Transportation Costs Burden Women

Shanti Escalante, Contributing Writer

The pink tax, the gender differential in consumer goods, is everywhere: women tend to pay more for products or services than men. A common example of this is how personal care products targeted at women, such as razors, tend to be priced higher than their equivalent male-targeted products. 

The NYU Rudin Center for Transportation recently conducted a survey to explore whether or not the Pink Tax also applies to transportation. The Rudin Center found that women pay, on average, $26 to $50 more a month on transportation than men do; if they’re caregivers, they can spend up to $100 a month on caregiving-related trips. 

Since women are more likely to have threatening experiences while using public transportation, the report claims that, “women are more likely than men to change their behavior in order to avoid harassment” and thus use services like Uber. The study found that this was especially true at night, although those more familiar with the subway system tended to feel more secure.

For Gallatin junior Kaylee Warren, the fear that comes with public transit at late hours is a familiar experience.
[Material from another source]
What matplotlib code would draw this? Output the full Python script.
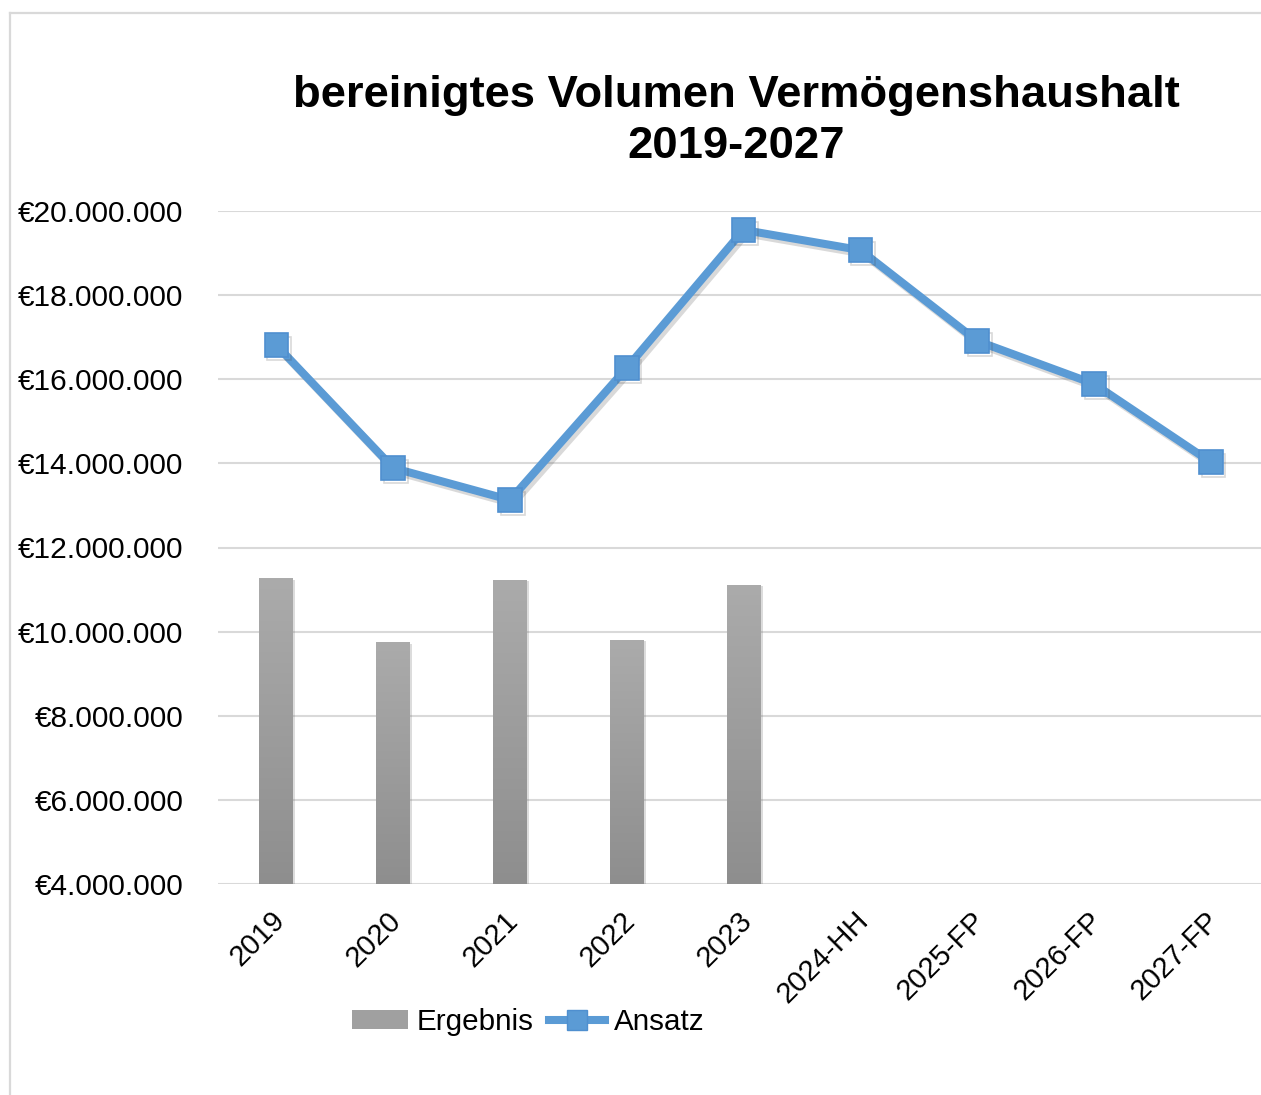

“Yes, I’ve avoided public transportation several times specifically for this reason,” Warren said. “Once it gets past around 10 p.m., I make sure to take a cab or an Uber back home … However, I recognize this is a privilege. I’ve been in situations before where I opted to take public transportation over a cab or Uber because I was working with a tighter budget at the time.”
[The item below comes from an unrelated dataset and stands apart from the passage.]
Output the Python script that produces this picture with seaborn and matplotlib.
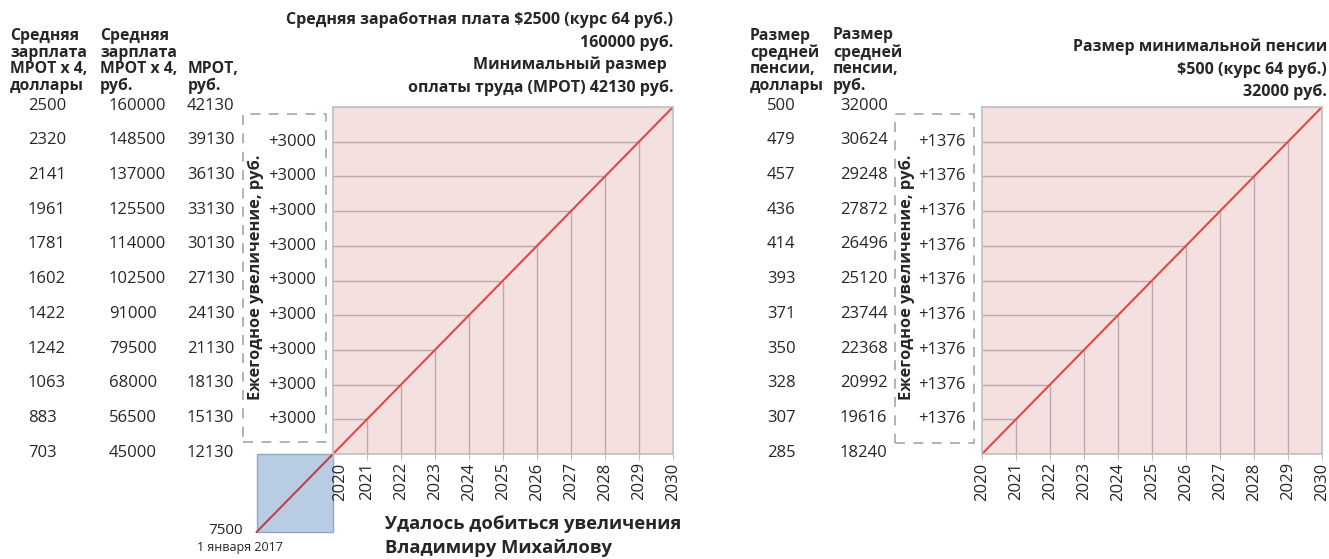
import matplotlib
matplotlib.use("Agg")
import matplotlib.pyplot as plt
import matplotlib.transforms as mtransforms
from matplotlib.patches import Rectangle
import seaborn as sns
import pandas as pd

# ---- data ----
years = [2020, 2021, 2022, 2023, 2024, 2025, 2026, 2027, 2028, 2029, 2030]

mrot_rub = [12130, 15130, 18130, 21130, 24130, 27130, 30130, 33130, 36130, 39130, 42130]
salary_rub = [45000, 56500, 68000, 79500, 91000, 102500, 114000, 125500, 137000, 148500, 160000]
salary_usd = [703, 883, 1063, 1242, 1422, 1602, 1781, 1961, 2141, 2320, 2500]
mrot_step = "+3000"

pension_rub = [18240, 19616, 20992, 22368, 23744, 25120, 26496, 27872, 29248, 30624, 32000]
pension_usd = [285, 307, 328, 350, 371, 393, 414, 436, 457, 479, 500]
pension_step = "+1376"

start_value = "7500"
start_date = "1 января 2017"

W, H = 1329, 559

sns.set_style("white")
plt.rcParams["font.family"] = ["Open Sans", "DejaVu Sans"]

PINK = "#F3E0DF"
GRID = "#BDA9AB"
FRAME = "#BFBFBF"
RED = "#E04848"
DASH = "#A6A6A6"


def fx(px):
    return px / W


def fy(py):
    return 1 - py / H


fig = plt.figure(figsize=(W / 100, H / 100), dpi=100)


def panel(x0, values):
    ax = fig.add_axes([fx(x0), fy(454), 340 / W, 347 / H])
    ax.set_facecolor(PINK)
    df = pd.DataFrame({"year": years, "value": values})
    # drop lines from each yearly point to the axes
    ax.vlines(df["year"][1:-1], values[0], df["value"][1:-1], color=GRID, lw=1)
    ax.hlines(df["value"][1:-1], years[0], df["year"][1:-1], color=GRID, lw=1)
    sns.lineplot(data=df, x="year", y="value", color=RED, lw=1.5, ax=ax)
    ax.set_xlim(years[0], years[-1])
    ax.set_ylim(values[0], values[-1])
    ax.set_xticks(years)
    ax.set_yticks([])
    ax.set_xlabel("")
    ax.set_ylabel("")
    ax.tick_params(axis="x", labelrotation=90, labelsize=12, length=4,
                   color=FRAME, pad=2, bottom=True)
    for s in ax.spines.values():
        s.set_color(FRAME)
        s.set_linewidth(1.2)
    return ax


def column(ax, x_px, yvals, labels):
    tr = mtransforms.blended_transform_factory(fig.transFigure, ax.transData)
    off = mtransforms.offset_copy(tr, fig=fig, y=1, units="points")
    for v, lab in zip(yvals, labels):
        fig.text(fx(x_px), v, str(lab), transform=off, va="center", fontsize=12)


def dashed_box(x0, y0, x1, y1):
    fig.patches.append(Rectangle((fx(x0), fy(y1)), fx(x1) - fx(x0), fy(y0) - fy(y1),
                                 transform=fig.transFigure, fill=False,
                                 edgecolor=DASH, lw=1.2, ls=(0, (6, 5))))


hdr = dict(fontsize=11.3, fontweight="bold", va="bottom", ha="left", linespacing=1.05)
ttl = dict(fontsize=11.5, fontweight="bold", ha="right", va="center")

# ---------- left panel: MROT ----------
axL = panel(333, mrot_rub)

# blue square for the 2017 start value
ext = 2.25
ext_y = ext * (mrot_rub[1] - mrot_rub[0])
axL.add_patch(Rectangle((years[0] - ext, mrot_rub[0] - ext_y), ext, ext_y,
                        facecolor="#B8CCE4", edgecolor="#8EA9C8", lw=1,
                        clip_on=False, zorder=0.3))
axL.plot([years[0] - ext, years[0]], [mrot_rub[0] - ext_y, mrot_rub[0]],
         color="#C0404A", lw=1.5, clip_on=False, zorder=0.35)
# first year label sits just right of the square
lab0 = axL.get_xticklabels()[0]
lab0.set_transform(lab0.get_transform() + mtransforms.ScaledTranslation(7 / 100, 0, fig.dpi_scale_trans))

column(axL, 28, mrot_rub, salary_usd)
column(axL, 109, mrot_rub, salary_rub)
column(axL, 187, mrot_rub, mrot_rub)

trL = mtransforms.blended_transform_factory(fig.transFigure, axL.transData)
for v in mrot_rub[1:-1]:
    fig.text(fx(316), v, mrot_step, transform=trL, ha="right", va="center", fontsize=12)

dashed_box(243, 114, 326, 442)
fig.text(fx(256), fy(277), "Ежегодное увеличение, руб.", rotation=90, ha="center",
         va="center", fontsize=11.8, fontweight="bold")

fig.text(fx(10), fy(94), "Средняя\nзарплата\nМРОТ х 4,\nдоллары", **hdr)
fig.text(fx(100), fy(94), "Средняя\nзарплата\nМРОТ х 4,\nруб.", **hdr)
fig.text(fx(188), fy(94), "МРОТ,\nруб.", **hdr)

fig.text(fx(673), fy(20), "Средняя заработная плата $2500 (курс 64 руб.)", **ttl)
fig.text(fx(673), fy(43), "160000 руб.", **ttl)
fig.text(fx(667), fy(65), "Минимальный размер", **ttl)
fig.text(fx(673), fy(88), "оплаты труда (МРОТ) 42130 руб.", **ttl)

fig.text(fx(243), fy(531), start_value, ha="right", va="center", fontsize=11)
fig.text(fx(240), fy(548), start_date, ha="center", va="center", fontsize=9)
fig.text(fx(385), fy(524), "Удалось добиться увеличения", ha="left", va="center",
         fontsize=13.2, fontweight="bold")
fig.text(fx(385), fy(548), "Владимиру Михайлову", ha="left", va="center",
         fontsize=13.2, fontweight="bold")

# ---------- right panel: pension ----------
axR = panel(982, pension_rub)

column(axR, 767, pension_rub, pension_usd)
column(axR, 840, pension_rub, pension_rub)

trR = mtransforms.blended_transform_factory(fig.transFigure, axR.transData)
for v in pension_rub[1:-1]:
    fig.text(fx(966), v, pension_step, transform=trR, ha="right", va="center", fontsize=12)

dashed_box(895, 114, 974, 443)
fig.text(fx(907), fy(277), "Ежегодное увеличение, руб.", rotation=90, ha="center",
         va="center", fontsize=11.8, fontweight="bold")

fig.text(fx(750), fy(94), "Размер\nсредней\nпенсии,\nдоллары", **hdr)
fig.text(fx(833), fy(94), "Размер\nсредней\nпенсии,\nруб.", **hdr)

fig.text(fx(1327), fy(47), "Размер минимальной пенсии", **ttl)
fig.text(fx(1327), fy(70), "$500 (курс 64 руб.)", **ttl)
fig.text(fx(1327), fy(92), "32000 руб.", **ttl)

fig.savefig("out.png", dpi=100)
However, the study’s results may not be representative of all women: 93.4 percent of respondents had a bachelor’s degree or higher, and 76 percent of the respondents were white. 

Still, for many women, like CAS sophomore Angelica Kurtz, it is the quietness of some areas at night that discourages her from taking public transportation. 
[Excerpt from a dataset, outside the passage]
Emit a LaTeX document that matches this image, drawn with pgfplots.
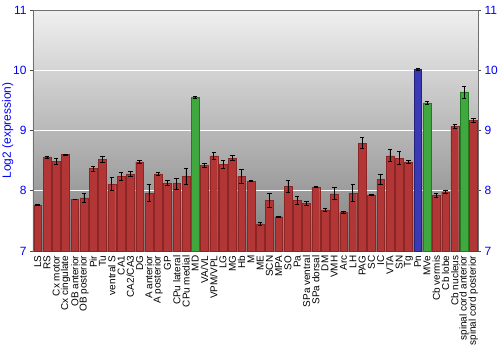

“During the day when I’m walking alone I’m pretty comfortable because there’s generally a lot of people around,” Kurtz said. “And even during the day people will catcall or try to approach you. But at night when there aren’t really people around, I can just feel on edge and uncomfortable. I’m trying to be hyper-aware of my surroundings. So if I’m alone I’d just rather take an Uber sometimes so I don’t have to worry about anything happening.” 

For Gallatin senior Courtney George, the additional cost is worth it to be safe, especially after a close encounter she once had. 

“The streets can even be unsafe before 10 p.m. on a Saturday night, and that became even more real to me after having a particularly scary hands-on experience with that,” George said. “As a girl who has lived in a city her whole life and does not drive, I have always been encouraged to take an [Uber] once it’s pretty late at night. I often would like to save that money for something else, but I understand how important it is to play it safe and smart.”